His network of dealers, distributors, and managers started in the backcountry, cracker territory, white trash territory where the populace which was not yet hooked worked for him.  They were the ones caught and sent to a federal pen, not him.  His network was a complex mathematical maze. He was brilliant, made a fortune, and had houses in Palm Beach, Gstaad, and Rimini; and no roads led to him.  

Harlan of course knew the nature of American opportunistic capitalism as well as any Wall Street trader.
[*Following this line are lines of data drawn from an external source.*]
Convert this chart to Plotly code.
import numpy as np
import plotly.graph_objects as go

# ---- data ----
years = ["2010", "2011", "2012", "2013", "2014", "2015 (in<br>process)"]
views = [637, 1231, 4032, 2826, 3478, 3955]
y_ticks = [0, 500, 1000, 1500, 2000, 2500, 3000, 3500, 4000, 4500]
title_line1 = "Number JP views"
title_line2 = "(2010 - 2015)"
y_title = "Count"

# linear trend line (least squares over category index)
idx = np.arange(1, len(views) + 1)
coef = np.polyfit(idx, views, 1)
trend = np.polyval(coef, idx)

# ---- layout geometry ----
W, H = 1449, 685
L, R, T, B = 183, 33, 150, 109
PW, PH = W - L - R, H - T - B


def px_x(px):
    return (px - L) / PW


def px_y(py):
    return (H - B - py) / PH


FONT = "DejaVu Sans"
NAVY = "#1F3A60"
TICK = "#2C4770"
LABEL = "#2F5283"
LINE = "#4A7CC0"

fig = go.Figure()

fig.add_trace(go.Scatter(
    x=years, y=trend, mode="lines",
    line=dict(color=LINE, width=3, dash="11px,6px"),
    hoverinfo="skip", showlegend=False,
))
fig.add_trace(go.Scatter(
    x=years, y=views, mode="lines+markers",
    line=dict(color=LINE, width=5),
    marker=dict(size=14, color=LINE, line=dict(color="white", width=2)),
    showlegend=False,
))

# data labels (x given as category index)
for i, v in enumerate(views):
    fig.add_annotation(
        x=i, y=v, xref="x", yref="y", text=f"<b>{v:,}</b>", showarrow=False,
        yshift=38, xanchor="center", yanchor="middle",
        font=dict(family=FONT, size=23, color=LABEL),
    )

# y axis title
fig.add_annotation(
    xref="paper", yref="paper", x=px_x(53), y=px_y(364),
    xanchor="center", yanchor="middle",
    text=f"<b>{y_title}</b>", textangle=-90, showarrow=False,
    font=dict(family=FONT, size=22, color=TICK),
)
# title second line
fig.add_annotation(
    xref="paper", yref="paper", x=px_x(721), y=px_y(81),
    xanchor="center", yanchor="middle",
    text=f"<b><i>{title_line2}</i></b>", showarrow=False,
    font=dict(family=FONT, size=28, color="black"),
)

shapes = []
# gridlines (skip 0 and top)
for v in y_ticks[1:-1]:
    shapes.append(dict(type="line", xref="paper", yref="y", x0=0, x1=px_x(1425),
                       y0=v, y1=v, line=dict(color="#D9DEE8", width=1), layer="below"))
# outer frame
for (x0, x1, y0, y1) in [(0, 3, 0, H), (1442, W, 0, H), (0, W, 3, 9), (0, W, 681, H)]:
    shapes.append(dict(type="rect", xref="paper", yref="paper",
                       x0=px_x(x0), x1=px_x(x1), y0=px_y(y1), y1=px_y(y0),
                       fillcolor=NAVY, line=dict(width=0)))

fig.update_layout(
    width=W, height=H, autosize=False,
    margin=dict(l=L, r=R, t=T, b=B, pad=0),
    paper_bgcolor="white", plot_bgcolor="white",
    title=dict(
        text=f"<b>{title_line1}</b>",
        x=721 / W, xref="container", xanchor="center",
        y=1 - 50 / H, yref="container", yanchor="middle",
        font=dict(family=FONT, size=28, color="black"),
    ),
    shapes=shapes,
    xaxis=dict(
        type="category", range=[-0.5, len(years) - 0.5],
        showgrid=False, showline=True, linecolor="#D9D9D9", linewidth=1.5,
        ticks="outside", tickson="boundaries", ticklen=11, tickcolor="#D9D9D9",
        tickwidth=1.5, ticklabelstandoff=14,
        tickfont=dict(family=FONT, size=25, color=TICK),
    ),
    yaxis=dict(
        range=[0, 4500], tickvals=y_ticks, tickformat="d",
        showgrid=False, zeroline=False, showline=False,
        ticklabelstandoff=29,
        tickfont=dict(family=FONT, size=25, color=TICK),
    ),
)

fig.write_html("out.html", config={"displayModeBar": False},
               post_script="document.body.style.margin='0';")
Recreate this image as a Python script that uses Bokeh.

While they were creating credit swaps and bundling below-prime mortgages into worthless packages, he was making the same deals in the Ozarks and peanut country Georgia.  While investment bankers were fleecing the rich, Harlan was fleecing the poor.  Only their instruments were different.

Government programs to help the poor are as misplaced as those that try to put a lid on Wall Street greed.  The poor take the welfare, the aid to dependent children, the food stamps, and the family subsidies and buy Harlan’s products.  They could work three jobs, triple their pittance, and still live in trailers and buy Blue Magic.  Live and let live, said Harlan, for there’s money to be made, lots of it.

‘You climb your mountains of wealth on the backs of the poor’, shouted one Congressman who wanted a complete reconfiguration of the tax structure so that monies collected from the rich would be siphoned directly to the poor, a scheme that once and for all would end poverty and tame the insensate greed of the wealthy at the same time.

Harlan liked this idea enormously.  Such siphoned funds would eventually go into his pocket as timorous, sensitive politicians refrained from putting checks and controls on the flow of public monies.  The poor have the right to spend as they see fit, for they are no less apt, able, and intelligent than those who summer on the Vineyard, or so they say.  Absolutely false, knew Harlan.  These hillbillies would rather spend their government check on his meth, his crack, and his Fentanyl than on anything else.

America might be a divided country, but that was a good thing for the likes of Harlan.  A sucker was born every minute up and down the phylogenetic scale.  It was just that those who had little to lose – his clients – were the bigger suckers; and why Harlan never once envied those credit swap swindlers on Wall Street.  The big money was to be made here in rube land, the backwoods.

‘Nobility of the poor?’ Harlan laughed.  America is based on many fictions and this was one of the tallest tales.  The poor had always served the rich and always would.  Louis XIV, the great Sun King didn’t build the palace of Versailles through political contributions of his courtiers. Persepolis, Alexandria, the great palaces of Chinese emperors, Guptas, and Mauryas were all built on the backs of the peasantry.  If there is one truth in human history it is that wealth will be made, enabled by the poor.

There are no tears to be shed, no regrets or reformist zeal necessary.  Bernie Madoff and Harlan Peters ‘R’ Us.